Egyptian tycoon Sawiris bids $500m for Canadian gold firm signaling gold stock revaluation
Gold Seek
Egypt’s second richest man Naguib Sawiris has made a $500 million bid for the Canadian gold mining group Mancha Resources, the most spectacular move yet into the yellow metal by an Arabian businessman.
Mr Sawris confirmed to The National newspaper that talks are in progress but declined further comment, except to say La Mancha has a ‘geographically diverse portfolio of assets offering exposure to growth.’
Golden assets
La Mancha operates four gold mines in Africa and Australia. Mr Sawris and his even richer brother have amassed a multi-billion dollar fortune as the founders of Orascom Telecom and have major investments in cement, construction, fertilizers and hotels.

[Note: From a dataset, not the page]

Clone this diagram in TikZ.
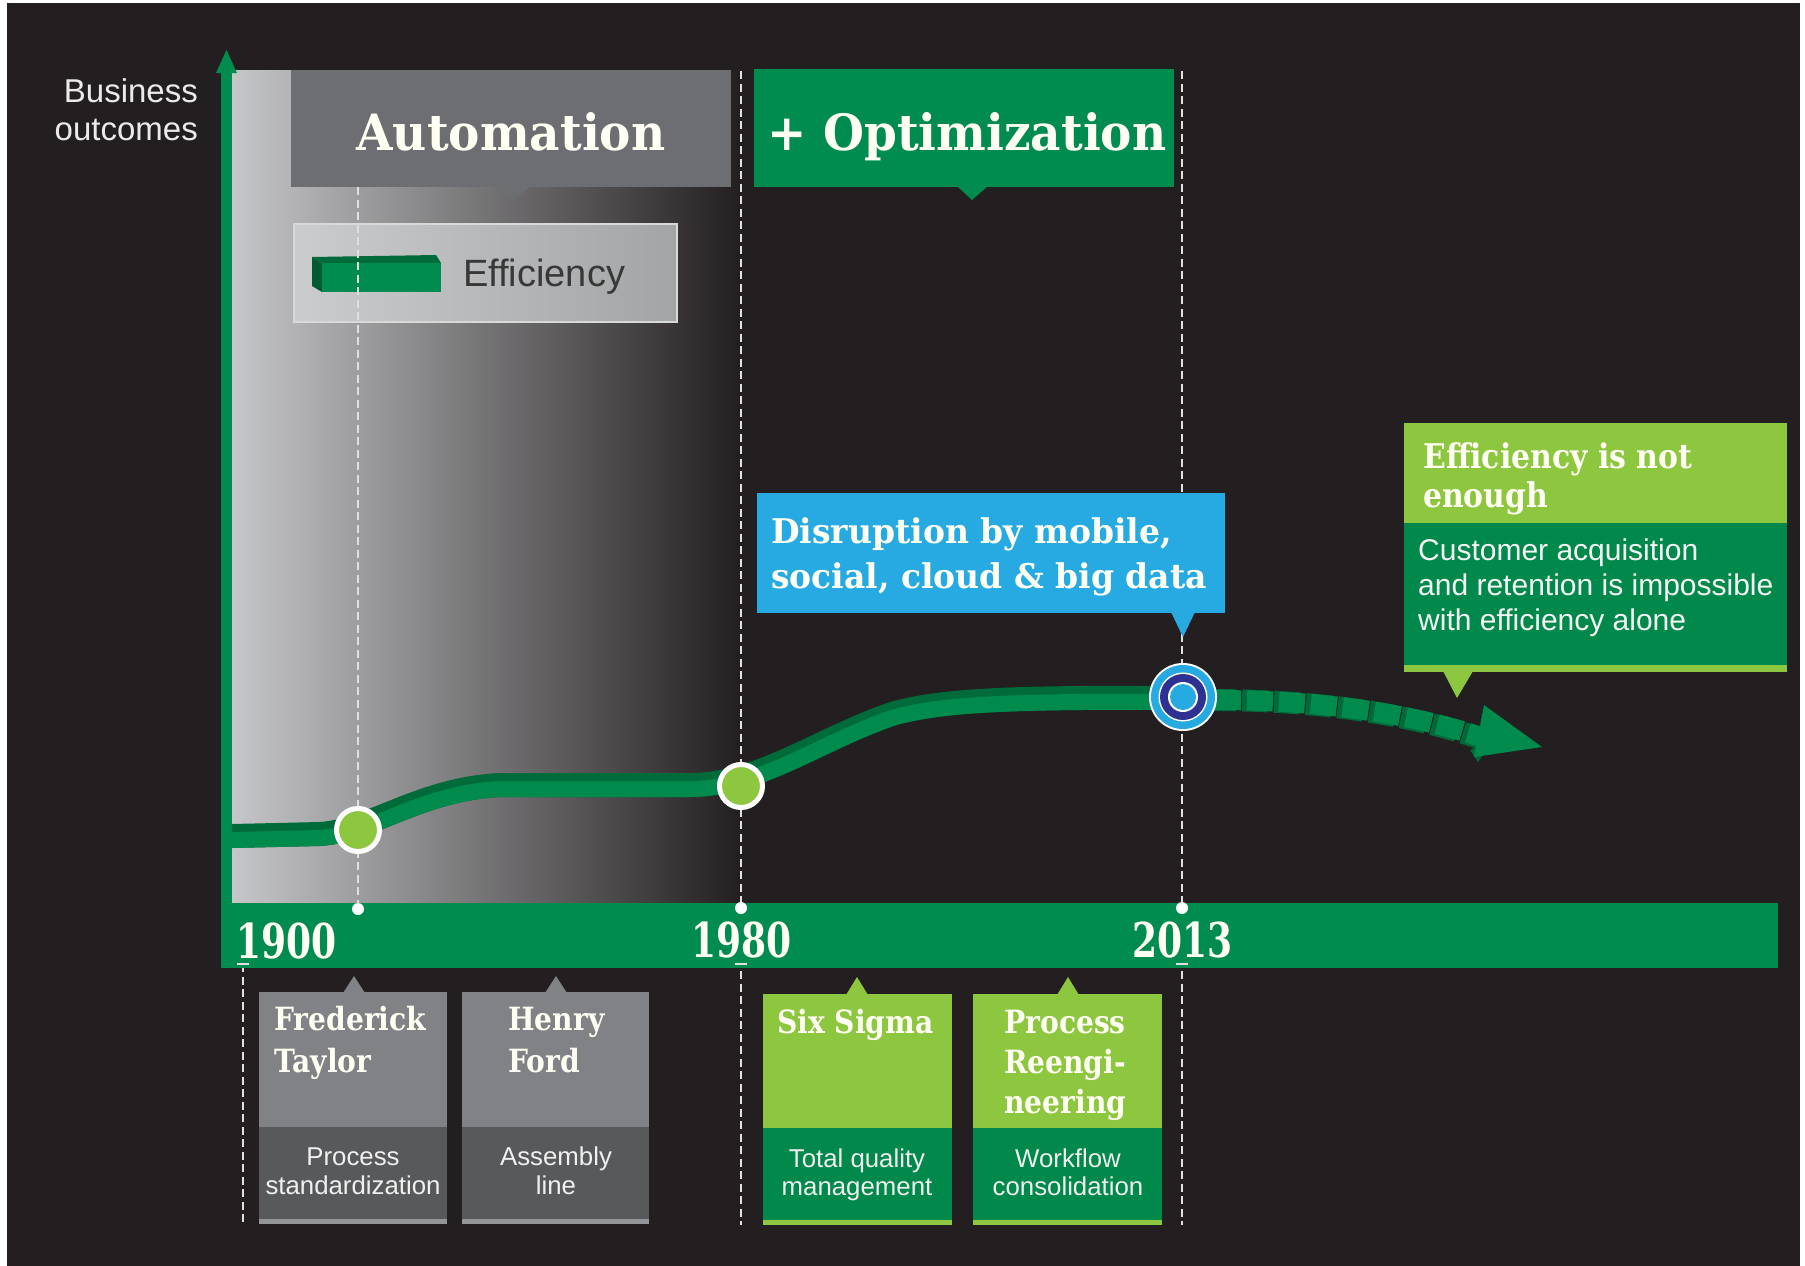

They have made a great deal of money by being early investors in sectors before their future value became apparent. But gold mines are a completely new field for Mr Sawris and mark a major diversification away from his past successes.
Naguib Sawiris is worth $3.1 billion and his brother Nassef $5.1 billion, according to Forbes magazine. They could well be readers of the ArabianMoney investment newsletter which has been advising such a diversification strategy for some time (subscribe here).
It certainly does not say much for the global economic outlook that a man of such wealth is turning to the yellow metal as an investor rather than redeploying money into telecommunications, for example, where he has previously done so well.
Investment logic
But if you think the global economy is going to contract and the central banks print money to try to offset that deflation then it makes a great deal of sense to invest in precious metals. The price of these assets along with food, certain commodities like oil and even real estate are likely beneficiaries of central bank money printing even while the rest of the economy struggles at best with stagnation.
In this environment taking wealth out of the stagnant sector and putting it into an asset class that will benefit from reflation is a clever one. By buying a gold company Mr Sawris is also taking a bet that the highly depressed market for gold equities will outperform the metal itself as the price of gold goes up.
That is the theory, although it has not worked for the past few years. Arguably, however, that leaves gold mining shares cheap and even more attractive to bold investors like Mr Sawris. Perhaps his move is bold enough to spark a revaluation of the sector.